Some funerals are awful. You may hear a load of theological reflection on death and what happens after, but scarce attention is paid to the life and legacy of the one we’re there to celebrate and remember. And then there are funerals where the preacher drones on about themselves. Ugh.
In seminary it was hammered into me and my classmates that a proper funeral service was a “witness to the resurrection.” So, our primary job as Christian clergy was to point out that death is not the end of our story. I believe that’s true, but it often meant the story of the person who’d died was of secondary importance.
In subsequent years of boots-on-the-ground ministry, I’ve determined what’s needed at funerals are fewer pearls of religious doctrine, and more substance about the person we’re mourning. Besides, there are only so many ways basic faith concepts can be told before people start surreptitiously glancing at their smartphones. Such things should certainly be expressed, but please. We get it already.
On the other hand, every individual is a spiritual being, I believe. And every life contains a wealth of stories. When viewed as a whole, our lives form a narrative. Like any good book - or compelling movie or play - we all have a beginning, middle, and end. The arc of our tale is filled with growth, struggle, triumph, courage, persistence, defeat, redemption, loss, and love. There are funny, sad, compelling, magical threads that weave us together, and those are the sacred cords our memories grasp when we’re missing and giving thanks for a life.
The best funeral I ever attended was 18 years ago, for my first wife, Carol. I don’t recall anything the preacher said, although I’m sure it was lovely. What I needed to hear in that moment, and what has stuck with me like glue, were the friends who rose to bear witness to the positive difference made by Carol’s life. They expressed her impact and legacy by sharing stories. Their spoken words were paint-strokes portraying the essence of her life and faith in ways no sermon ever could. As I stumbled through a wilderness of pain and loss, those stories were stepping stones on my path of healing, that day and beyond.
If you’re ever called on to eulogize someone, don’t concern yourself with being religiously correct.
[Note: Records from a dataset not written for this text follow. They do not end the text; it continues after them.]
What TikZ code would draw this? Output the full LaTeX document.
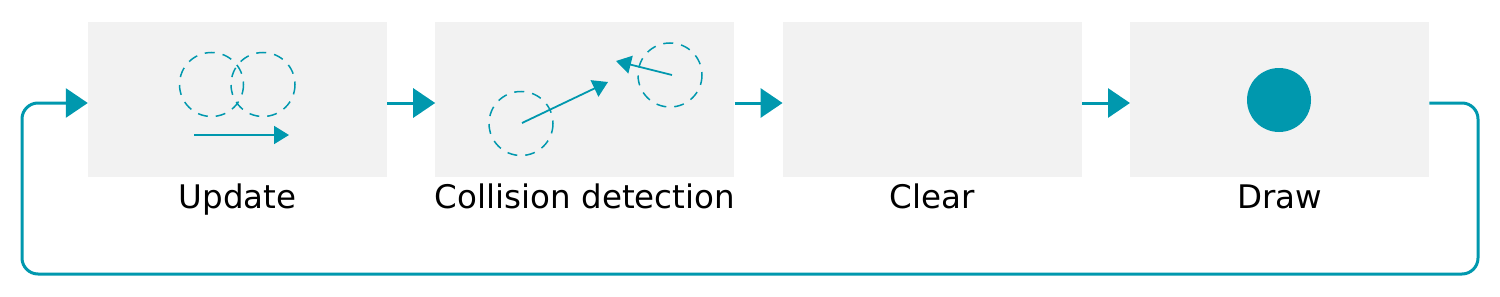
\documentclass[tikz,border=0pt]{standalone}
\usepackage{fontspec}
\setmainfont{DejaVu Sans}
\usetikzlibrary{positioning,arrows.meta}
\definecolor{loopTeal}{HTML}{0098AE}
\definecolor{stageGray}{HTML}{F2F2F2}

\begin{document}
\begin{tikzpicture}[x=1pt,y=-1pt,
    stage/.style={fill=stageGray,minimum width=299pt,minimum height=155pt,inner sep=0pt},
    caption/.style={inner sep=0pt,text height=24pt,text depth=7pt,font=\fontsize{32.5}{39}\selectfont},
    flow/.style={draw=loopTeal,line width=3pt,-{Triangle[length=22pt,width=29pt]}},
    ghost/.style={draw=loopTeal,line width=1.5pt,dash pattern=on 10pt off 8pt},
    motion/.style={draw=loopTeal,line width=1.8pt,-{Triangle[length=15pt,width=18pt]}}]
  \useasboundingbox (0,0) rectangle (1500,297);
  % the four stages of the loop
  \node[stage] (upd) at (237.5,99) {};
  \node[stage,right=48pt of upd] (coll) {};
  \node[stage,right=48pt of coll] (clr) {};
  \node[stage,right=48pt of clr] (drw) {};
  \node[caption,below=8pt of upd] (updtxt) {Update};
  \node[caption,below=8pt of coll] (colltxt) {Collision detection};
  \node[caption,below=8pt of clr] (clrtxt) {Clear};
  \node[caption,below=8pt of drw] (drwtxt) {Draw};
  % icons
  \draw[ghost] (211.5,84.5) circle (32);
  \draw[ghost] (263,84.5) circle (32);
  \draw[motion] (194,135) -- (289,135);
  \draw[ghost] (521,123.5) circle (32);
  \draw[ghost] (670,75) circle (32);
  \draw[motion] (522,123) -- (608,82);
  \draw[motion] (672,75) -- (616,61);
  \fill[loopTeal] (1279,100) circle (32);
  % connectors
  \foreach \a/\b in {upd/coll,coll/clr,clr/drw}
    \draw[flow] ([yshift=-4pt]\a.east) -- ([yshift=-4pt]\b.west);
  \coordinate (backR) at (1478,274);
  \coordinate (backL) at (22,274);
  \draw[flow,rounded corners=16pt] ([yshift=-4pt]drw.east) -| (backR) -- (backL) |- ([yshift=-4pt]upd.west);
\end{tikzpicture}
\end{document}
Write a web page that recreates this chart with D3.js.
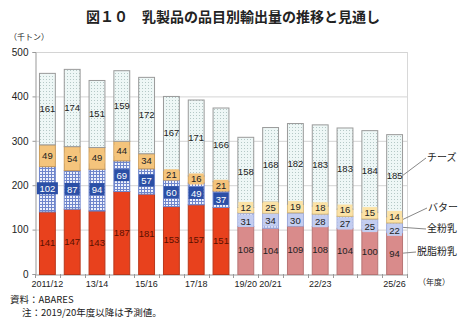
<!DOCTYPE html>
<html>
<head>
<meta charset="utf-8">
<script src="https://cdn.jsdelivr.net/npm/d3@7"></script>
<style>
  html, body { margin: 0; padding: 0; background: #fff; }
  svg { display: block; font-family: "Noto Sans CJK JP", "Noto Sans", sans-serif; }
</style>
</head>
<body>
<svg id="chart" width="467" height="321"></svg>
<script>
// Fiscal years (2019/20 onward are forecasts)
const years = ["2011/12","12/13","13/14","14/15","15/16","16/17","17/18","18/19","19/20","20/21","21/22","22/23","23/24","24/25","25/26"];
const shownYearLabels = ["2011/12","13/14","15/16","17/18","19/20","20/21","22/23","25/26"];
const forecastFrom = 8; // index of 19/20

// Export volumes, thousand tonnes
const skimMilk   = [141,147,143,187,181,153,157,151,108,104,109,108,104,100,94];
const wholeMilk  = [102, 87, 94, 69, 57, 60, 49, 37, 31, 34, 30, 28, 27, 25, 22];
const butter     = [ 49, 54, 49, 44, 34, 21, 16, 21, 12, 25, 19, 18, 16, 15, 14];
const cheese     = [161,174,151,159,172,167,171,166,158,168,182,183,183,184,185];

const seriesNames = ["脱脂粉乳","全粉乳","バター","チーズ"];
const yTicks = [0,100,200,300,400,500];

const svg = d3.select("#chart");
const margin = {left: 35, right: 60, top: 52, bottom: 47};
const W = 467, H = 321;
const x = d3.scaleBand().domain(years).range([margin.left, W - margin.right]).paddingInner(0.32).paddingOuter(0.16);
const y = d3.scaleLinear().domain([0, 500]).range([H - margin.bottom, margin.top]);

// Patterns
const defs = svg.append("defs");
function grid(id, bg, line) {
  const p = defs.append("pattern").attr("id", id).attr("patternUnits", "userSpaceOnUse").attr("width", 3).attr("height", 3);
  p.append("rect").attr("width", 3).attr("height", 3).attr("fill", bg);
  p.append("rect").attr("width", 3).attr("height", 1).attr("fill", line);
  p.append("rect").attr("width", 1).attr("height", 3).attr("fill", line);
}
grid("wmA", "#eef1fb", "#6f86cc");
grid("wmF", "#d8def5", "#a3b2e2");
const dots = defs.append("pattern").attr("id", "chz").attr("patternUnits", "userSpaceOnUse").attr("width", 3).attr("height", 3);
dots.append("rect").attr("width", 3).attr("height", 3).attr("fill", "#eef7f6");
dots.append("rect").attr("x", 1).attr("y", 1).attr("width", 1).attr("height", 1).attr("fill", "#b4c8c6");

// Gridlines
svg.append("g").selectAll("line").data(yTicks.slice(1)).join("line")
  .attr("x1", margin.left).attr("x2", W - margin.right)
  .attr("y1", d => y(d) + 0.5).attr("y2", d => y(d) + 0.5)
  .attr("stroke", "#d4d4d4").attr("stroke-width", 1);
svg.append("line").attr("x1", W - margin.right + 0.5).attr("x2", W - margin.right + 0.5)
  .attr("y1", y(500)).attr("y2", y(0)).attr("stroke", "#d8d8d8");

// Y axis
const yAxis = svg.append("g").attr("transform", `translate(${margin.left + 0.5},0)`)
  .call(d3.axisLeft(y).tickValues(yTicks).tickSize(3).tickPadding(4));
yAxis.select(".domain").attr("stroke", "#999");
yAxis.selectAll(".tick line").attr("stroke", "#999");
yAxis.selectAll("text").attr("font-size", 10).attr("fill", "#222").attr("font-family", "Liberation Sans, Arial, sans-serif");

// X axis
const xAxis = svg.append("g").attr("transform", `translate(0,${y(0) + 0.5})`)
  .call(d3.axisBottom(x).tickSize(0).tickPadding(6).tickFormat(d => shownYearLabels.includes(d) ? d : ""));
xAxis.select(".domain").attr("stroke", "#999");
xAxis.selectAll("text").attr("font-size", 9).attr("fill", "#222");
// Band-boundary tick marks
const step = x.step();
svg.append("g").selectAll("line").data(d3.range(years.length + 1)).join("line")
  .attr("x1", i => Math.round(margin.left + i * step) + 0.5)
  .attr("x2", i => Math.round(margin.left + i * step) + 0.5)
  .attr("y1", y(0)).attr("y2", y(0) + 4).attr("stroke", "#999");

// Stack
const rows = years.map((yr, i) => ({year: yr, i, skim: skimMilk[i], whole: wholeMilk[i], butter: butter[i], cheese: cheese[i]}));
const keys = ["skim","whole","butter","cheese"];
const stacked = d3.stack().keys(keys)(rows);

const style = {
  skim:   {a: {fill: "#e8411d", stroke: "#b8381c"}, f: {fill: "#d98b8b", stroke: "#b77474"}},
  whole:  {a: {fill: "url(#wmA)", stroke: "#6f86cc"}, f: {fill: "url(#wmF)", stroke: "#98a6d8"}},
  butter: {a: {fill: "#f4c47c", stroke: "#c99a58"}, f: {fill: "#fbe2a6", stroke: "#d6b878"}},
  cheese: {a: {fill: "url(#chz)", stroke: "#9a9a9a"}, f: {fill: "url(#chz)", stroke: "#9a9a9a"}}
};

const bw = x.bandwidth();
stacked.forEach(layer => {
  const g = svg.append("g");
  g.selectAll("rect").data(layer).join("rect")
    .attr("x", d => x(d.data.year) + 0.5)
    .attr("y", d => y(d[1]) + 0.5)
    .attr("width", bw - 1)
    .attr("height", d => y(d[0]) - y(d[1]))
    .attr("fill", d => style[layer.key][d.data.i >= forecastFrom ? "f" : "a"].fill)
    .attr("stroke", d => style[layer.key][d.data.i >= forecastFrom ? "f" : "a"].stroke)
    .attr("stroke-width", 1);
});

// Label centres, with thin butter / whole-milk segments nudged apart
const mid = s => (y(s[0]) + y(s[1])) / 2;
const labelY = keys.map(() => []);
rows.forEach((r, i) => {
  const m = stacked.map(layer => mid(layer[i]));
  const gap = 13;
  if (m[1] - m[2] < gap) {
    const c = (m[1] + m[2]) / 2;
    m[2] = c - gap / 2 - 0.5;
    m[1] = c + gap / 2 + 0.5;
  }
  m.forEach((v, k) => labelY[k][i] = v);
});

// Value labels
stacked.forEach((layer, k) => {
  const g = svg.append("g");
  layer.forEach((d, i) => {
    const v = d[1] - d[0];
    const cx = x(d.data.year) + bw / 2;
    const cy = labelY[k][i];
    const fc = d.data.i >= forecastFrom;
    if (layer.key === "whole") {
      const tw = String(v).length * 6 + 3;
      g.append("rect").attr("x", cx - tw / 2).attr("y", cy - 6.5).attr("width", tw).attr("height", 12)
        .attr("fill", fc ? "#c3cdf0" : "#2b4fa6");
    }
    if (layer.key === "butter") {
      const tw = String(v).length * 6 + 3;
      g.append("rect").attr("x", cx - tw / 2).attr("y", cy - 5.5).attr("width", tw).attr("height", 11)
        .attr("fill", fc ? "#fbe2a6" : "#f4c47c");
    }
    g.append("text").attr("x", cx).attr("y", cy).attr("dy", "0.36em")
      .attr("text-anchor", "middle").attr("font-size", 9.5)
      .attr("font-family", "Liberation Sans Narrow, Liberation Sans, Arial, sans-serif")
      .attr("fill", layer.key === "whole" && !fc ? "#fff" : (layer.key === "skim" && !fc ? "#5a1000" : "#222"))
      .text(v);
  });
});

// Series labels with leader lines (attached to last bar)
const last = rows.length - 1;
const lx = x(years[last]) + bw;
const mids = stacked.map(layer => mid(layer[last]));
const legend = [
  {name: seriesNames[3], y0: mids[3], tx: 427, ty: 157},
  {name: seriesNames[2], y0: mids[2], tx: 428, ty: 207},
  {name: seriesNames[1], y0: mids[1], tx: 427, ty: 228},
  {name: seriesNames[0], y0: mids[0], tx: 417, ty: 251}
];
const lg = svg.append("g");
legend.forEach(l => {
  lg.append("line").attr("x1", lx).attr("y1", l.y0).attr("x2", l.tx - 1).attr("y2", l.ty + 1)
    .attr("stroke", "#888").attr("stroke-width", 1);
  lg.append("text").attr("x", l.tx).attr("y", l.ty).attr("dy", "0.36em")
    .attr("font-size", 10).attr("fill", "#222").text(l.name);
});

// Titles and notes
svg.append("text").attr("x", 233).attr("y", 17).attr("dy", "0.36em").attr("text-anchor", "middle")
  .attr("font-size", 14).attr("font-weight", "bold").attr("fill", "#222")
  .text("図１０　乳製品の品目別輸出量の推移と見通し");
svg.append("text").attr("x", 9).attr("y", 37).attr("dy", "0.36em").attr("font-size", 8).attr("fill", "#222").text("（千トン）");
svg.append("text").attr("x", 418).attr("y", 282).attr("dy", "0.36em").attr("font-size", 8).attr("fill", "#222").text("（年度）");
svg.append("text").attr("x", 10).attr("y", 300).attr("dy", "0.36em").attr("font-size", 9.5).attr("fill", "#222").text("資料：ABARES");
svg.append("text").attr("x", 22).attr("y", 313).attr("dy", "0.36em").attr("font-size", 9.5).attr("fill", "#222").text("注：2019/20年度以降は予測値。");
</script>
</body>
</html>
Be honest. Don’t sugar-coat what everyone already knows that particular human being could’ve done better. No one lives a perfect life, or we’d never have the opportunity to grow. Mostly, share why that person mattered to you and continues to matter; what you learned from them, how they moved through the world, and what you’ll miss most about them.
That’s bearing witness. One day, someone will do the same for you and me. In the meantime, let’s make sure we have a really good story to tell.